The hard truth about your situation

Here’s another reason I believe an external locus of control doesn’t serve you. It took me a while to accept this truth because it’s hard to hear. You ready? Here it is:

Nobody cares.

If you don’t like your situation in life, or you feel you’ve been dealt a bad hand, complaining will get you nowhere because life doesn’t care what you think, and neither do 99% of people. 

You can search for sympathy all you want, but your situation will not change until you accept ownership of it, make conscious choices to change it, figure out what you need to do, and then have the courage to follow through. The reality is that no one is coming to save you. If you’re waiting for that, you’ll be waiting for a long time. You have to do it yourself.

I don’t know what it is about today’s culture where a victim mindset has become so prevalent, but it’s disheartening for me to see. I think some people get a kick (almost like a dopamine rush) when they share their hardship, pain, or injustice with others. And while that kick might satisfy you momentarily, once the rush fades, you’ll still be in the same situation as before.

What’s more important: getting better or feeling better? 

So many people answer “getting better” and then live like “feeling better” is all they want. If you’re in a ditch, being made to feel better about it only keeps you stuck there.

When you accept ownership, you acknowledge, “I’m in this ditch because I put myself here. I allowed myself to be treated a certain way, surrounded myself with the wrong people, or made poor decisions in this area of my life. I’m not here because I’m unlucky, or because someone (or something) has it in for me. Where I am is a result of the choices I made, nothing else.”

When you begin to think like this, climbing out of that ditch becomes possible.

Why I choose to take extreme ownership 

I grew up really poor. My family and I immigrated here, and essentially we started from nothing. I wasn’t raised under the same financial circumstances as some of my peers, so it would’ve been easy for me to say, “Why me? Life isn’t fair. Why do we have to start over here?” Here’s why I didn’t think that way: we might not have had money, but we did have an opportunity.  

Coming from Eastern Europe, where you could be prosecuted for your religion, we never had the opportunities that we had in America. I had $500 to my name when I started my business.
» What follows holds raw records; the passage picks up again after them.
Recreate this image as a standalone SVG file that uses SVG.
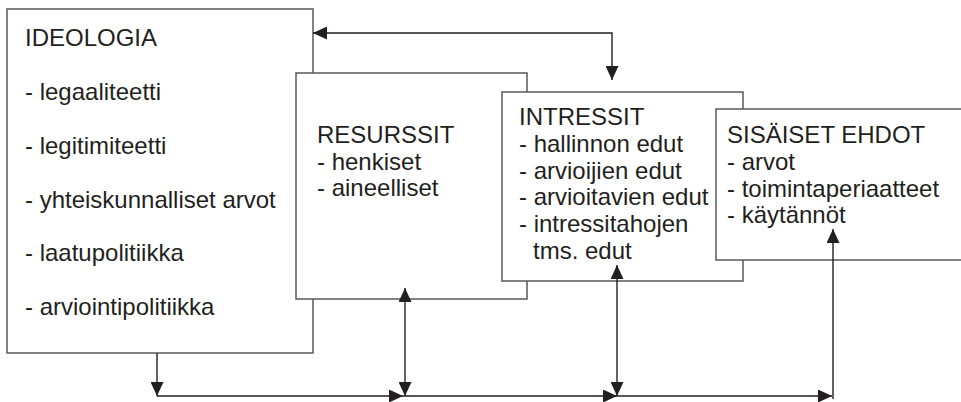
<svg xmlns="http://www.w3.org/2000/svg" width="961" height="402" viewBox="0 0 961 402">
  <style>
    .box { fill: #ffffff; stroke: #58595b; stroke-width: 1.5; }
    .txt { font-family: "Liberation Sans", Arial, sans-serif; font-size: 24px; fill: #231f20; }
    .conn { fill: none; stroke: #231f20; stroke-width: 1.4; }
    .end { marker-end: url(#arrow); }
    .both { marker-start: url(#arrow); marker-end: url(#arrow); }
    .start { marker-start: url(#arrow); }
  </style>
  <defs>
    <marker id="arrow" viewBox="0 0 14 13" refX="14" refY="6.5" markerWidth="14" markerHeight="13" markerUnits="userSpaceOnUse" orient="auto-start-reverse">
      <path d="M0,0 L14,6.5 L0,13 z" fill="#231f20"/>
    </marker>
  </defs>

  <rect width="961" height="402" fill="#ffffff"/>

  <g id="ideologia">
    <rect class="box" x="7" y="9" width="306" height="344"/>
    <text class="txt" x="25" y="46">IDEOLOGIA</text>
    <text class="txt" x="25" y="100">- legaaliteetti</text>
    <text class="txt" x="25" y="154">- legitimiteetti</text>
    <text class="txt" x="25" y="208">- yhteiskunnalliset arvot</text>
    <text class="txt" x="25" y="261">- laatupolitiikka</text>
    <text class="txt" x="25" y="315">- arviointipolitiikka</text>
  </g>

  <g id="resurssit">
    <rect class="box" x="296" y="73" width="231" height="226"/>
    <text class="txt" x="317" y="143">RESURSSIT</text>
    <text class="txt" x="317" y="170">- henkiset</text>
    <text class="txt" x="317" y="196">- aineelliset</text>
  </g>

  <g id="intressit">
    <rect class="box" x="502" y="92" width="241" height="189"/>
    <text class="txt" x="519" y="125">INTRESSIT</text>
    <text class="txt" x="519" y="152">- hallinnon edut</text>
    <text class="txt" x="519" y="179">- arvioijien edut</text>
    <text class="txt" x="519" y="205">- arvioitavien edut</text>
    <text class="txt" x="519" y="232">- intressitahojen</text>
    <text class="txt" x="533" y="259">tms. edut</text>
  </g>

  <g id="sisaiset-ehdot">
    <rect class="box" x="716" y="109" width="252" height="151"/>
    <text class="txt" x="727" y="143">SISÄISET EHDOT</text>
    <text class="txt" x="727" y="170">- arvot</text>
    <text class="txt" x="727" y="197">- toimintaperiaatteet</text>
    <text class="txt" x="727" y="223">- käytännöt</text>
  </g>

  <g id="connectors">
    <path class="conn both" d="M313,33 H612 V80"/>
    <path class="conn end" d="M157,353 V396"/>
    <path class="conn end" d="M157,396 H403"/>
    <path class="conn end" d="M403,396 H617"/>
    <path class="conn end" d="M617,396 H832"/>
    <path class="conn both" d="M405,288 V396"/>
    <path class="conn both" d="M617,265 V396"/>
    <path class="conn start" d="M833,229 V399"/>
  </g>
</svg>
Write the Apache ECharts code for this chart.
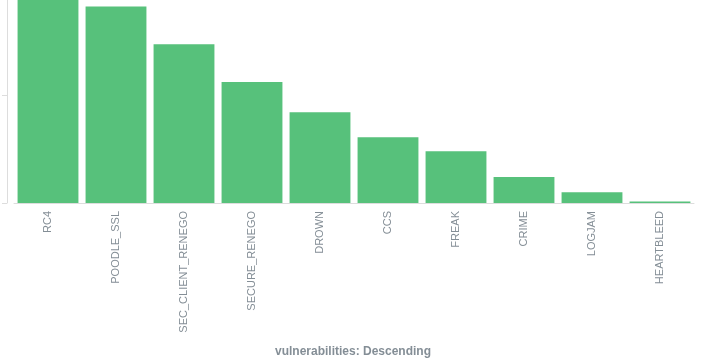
<!DOCTYPE html>
<html>
<head>
<meta charset="utf-8">
<script src="https://cdn.jsdelivr.net/npm/echarts@6/dist/echarts.min.js"></script>
<style>
html,body{margin:0;padding:0;background:#fff;}
#chart{width:706px;height:363px;}
</style>
</head>
<body>
<div id="chart"></div>
<script>
var categories = ["RC4","POODLE_SSL","SEC_CLIENT_RENEGO","SECURE_RENEGO","DROWN","CCS","FREAK","CRIME","LOGJAM","HEARTBLEED"];
var counts = [205, 182, 147, 112, 84, 61, 48, 24, 10, 1.4];
var yTicks = [0, 100];
var yVisibleMax = 188;
var axisTitle = "vulnerabilities: Descending";

var chart = echarts.init(document.getElementById('chart'), null, {renderer:'canvas'});
chart.setOption({
  animation: false,
  title: {
    text: axisTitle,
    left: 'center',
    top: 341,
    textStyle: {fontFamily: 'Liberation Sans, Arial, sans-serif', fontSize: 12, fontWeight: 'bold', color: '#848e96'}
  },
  grid: {left: 14, right: 12, top: 0, bottom: 160, containLabel: false},
  xAxis: {
    type: 'category',
    data: categories,
    axisLine: {lineStyle: {color: '#dddddd', width: 1}},
    axisTick: {alignWithLabel: true, length: 5, lineStyle: {color: '#dddddd'}},
    axisLabel: {rotate: 90, margin: 8, fontSize: 11, color: '#848e96', fontFamily: 'Liberation Sans, Arial, sans-serif'}
  },
  yAxis: {
    type: 'value',
    min: 0,
    max: yVisibleMax,
    interval: 100,
    offset: 7,
    axisLine: {show: true, lineStyle: {color: '#dddddd'}},
    axisTick: {show: true, length: 5, customValues: yTicks, lineStyle: {color: '#dddddd'}},
    axisLabel: {show: false},
    splitLine: {show: false}
  },
  series: [{
    type: 'bar',
    data: counts,
    clip: true,
    barCategoryGap: '10.5%',
    itemStyle: {color: '#57c17b'}
  }]
});
</script>
</body>
</html>
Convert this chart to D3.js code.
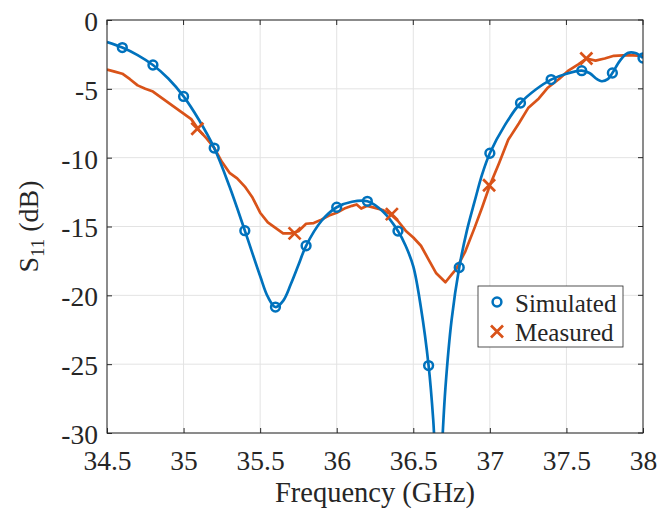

As I looked around at my friends, it was the same story: they were getting promotions, buying houses, leasing new cars, starting families—and I could barely afford rent. I felt like a loser, especially as I struck out time and again trying to get my business off the ground. 

Again, I could have said, “This is so unfair. Why are things going so well for them, while I’m stuck in this terrible situation?” But I approached my situation with gratitude. I had the ability to pursue my dreams and the things I wanted to do. I’ve always owned my decisions, my outcomes, and my reality because I don’t want to squander the opportunity I have.